The terrorism was brought by the radicalized indoctrination to Islam by the leaders and members of the two groups, giving way to militancy and extremism.
Rooting out the radical dogma
While the military has had programs in addressing the extreme Islamic ideology—or the way it is carried out—as admitted by military spokesman Brig. Gen. Restituto Padilla, the trend in Mindanao, particularly the events unfolding in Marawi City, has forced the Armed Forces to give focus to this ideology.
“We have programs to counter various violent ideologies. We have developed quite a good competency against those of the New People’s Army [NPA], but it is only now that we have focused on those related to radicalism and violent extremism,” he said.
Part of the program has been incorporated into the “Development Support and Security Plan Kapayapaan”, the six-year operational plan of the Duterte administration in dealing with all threat groups.
“Kapayapaan is not merely a strategy that calls for combat only, but allows a broad range of best practices such as consultations, support to development, dialogues and confidence-building measures. These all complement the government peace initiatives,” Padilla.
However, the military spokesman said countering the radical ideology, including the campaign against terrorism, do not rest solely upon the shoulders of soldiers, but must involve the whole country.
“The campaign against terrorism requires the cooperation of the government and people. I call on the people to be vigilant and have security consciousness and bayanihan spirit to defeat terrorist infiltration,” Padilla said.
President Duterte has in part blamed some officials and residents of Marawi on why the Maute-IS group has managed to stock up arms and smuggle fighters within their midst. It was as if they allowed it or took a “no one cares” stand.
But the Maute and the ASG are just a small parcel of the whole Moro community in Mindanao, according to Padilla.
“Like in any religion, there are small extremist elements who try to hijack causes and grievances existing in Muslim communities in the Philippines. These small groups are collectively put in one category as terrorists together with the NPA,” he said.

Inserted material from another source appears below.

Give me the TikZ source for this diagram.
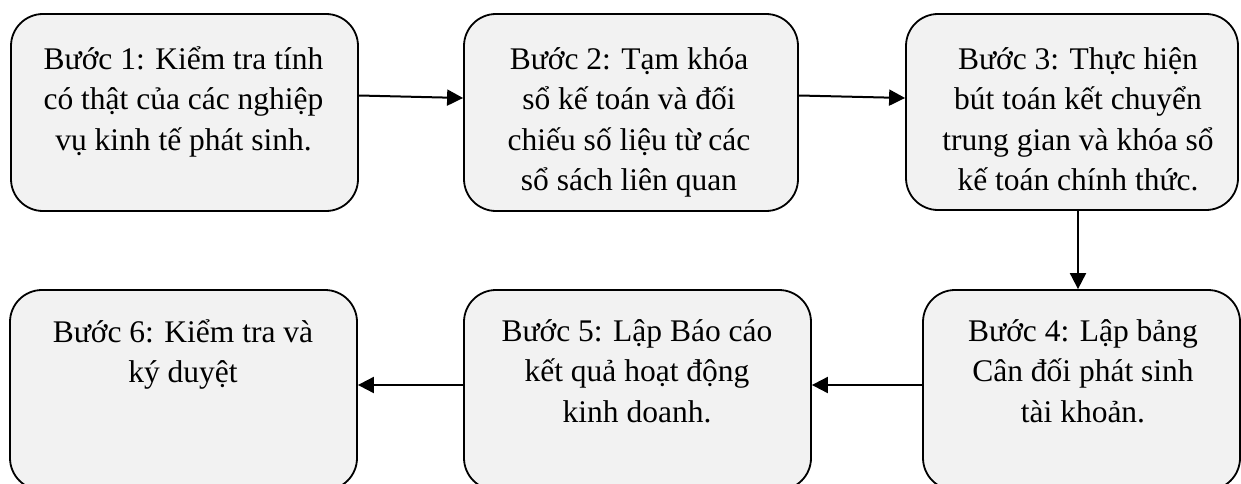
\documentclass[tikz,border=0pt]{standalone}
\usepackage{fontspec}
\setmainfont{Liberation Serif}
\usetikzlibrary{arrows.meta}
\tikzset{
  stepbox/.style={draw=black, line width=1.8pt, fill=boxgray, rounded corners=32pt, inner sep=0pt},
  steptext/.style={anchor=north, inner sep=0pt, align=center, font=\fontsize{31.5}{40.5}\selectfont},
  arr/.style={line width=2pt, -{Triangle[length=16pt, width=16pt]}}
}
\definecolor{boxgray}{HTML}{F2F2F2}
\begin{document}
\begin{tikzpicture}[x=1pt,y=-1pt]
\useasboundingbox (0,0) rectangle (1241,484);
% boxes
\node[stepbox, minimum width=347pt, minimum height=197pt] (b1) at (184.5,112.5) {};
\node[stepbox, minimum width=334pt, minimum height=197pt] (b2) at (631,112.5) {};
\node[stepbox, minimum width=332pt, minimum height=196pt] (b3) at (1072,112) {};
\node[stepbox, minimum width=317pt, minimum height=200pt] (b4) at (1081.5,390) {};
\node[stepbox, minimum width=347pt, minimum height=200pt] (b5) at (637.5,390) {};
\node[stepbox, minimum width=347pt, minimum height=200pt] (b6) at (183.5,390) {};
% texts
\node[steptext] (t1) at (183.5,40.5) {\strut Bước 1: Kiểm tra tính\\có thật của các nghiệp\\vụ kinh tế phát sinh.};
\node[steptext] (t2) at (629,40.5) {\strut Bước 2: Tạm khóa\\sổ kế toán và đối\\chiếu số liệu từ các\\sổ sách liên quan};
\node[steptext] (t3) at (1078,40.5) {\strut Bước 3: Thực hiện\\bút toán kết chuyển\\trung gian và khóa sổ\\kế toán chính thức.};
\node[steptext] (t4) at (1083,312.5) {\strut Bước 4: Lập bảng\\Cân đối phát sinh\\tài khoản.};
\node[steptext] (t5) at (637,312.5) {\strut Bước 5: Lập Báo cáo\\kết quả hoạt động\\kinh doanh.};
\node[steptext] (t6) at (183,313.5) {\strut Bước 6: Kiểm tra và\\ký duyệt};
% connectors
\draw[arr] (b1.east |- {(0,95.5)}) -- (b2.west |- {(0,98)});
\draw[arr] (b2.east |- {(0,95.5)}) -- (b3.west |- {(0,98)});
\draw[arr] (b3.south -| {(1078,0)}) -- (b4.north -| {(1078,0)});
\draw[arr] (b4.west |- {(0,385)}) -- (b5.east |- {(0,385)});
\draw[arr] (b5.west |- {(0,385)}) -- (b6.east |- {(0,385)});
\end{tikzpicture}
\end{document}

Padilla added the military, in tandem with the government, is also working to address the factors that propel the violent ideology in Mindanao, foremost of which is the poor social condition in the region, as admitted not only by the government but even by international aid agencies.
“Given that these social problems have existed for generations in Mindanao, we cannot solve this overnight and it has been a continuous step-by-step process to solve it. The military remains committed to the government in support of these initiatives,” he said.
“The best strategy has always been a whole of government approach with broad sectoral consultation among our Muslim brothers and sisters. The military will always be committed to such a strategy,” he added.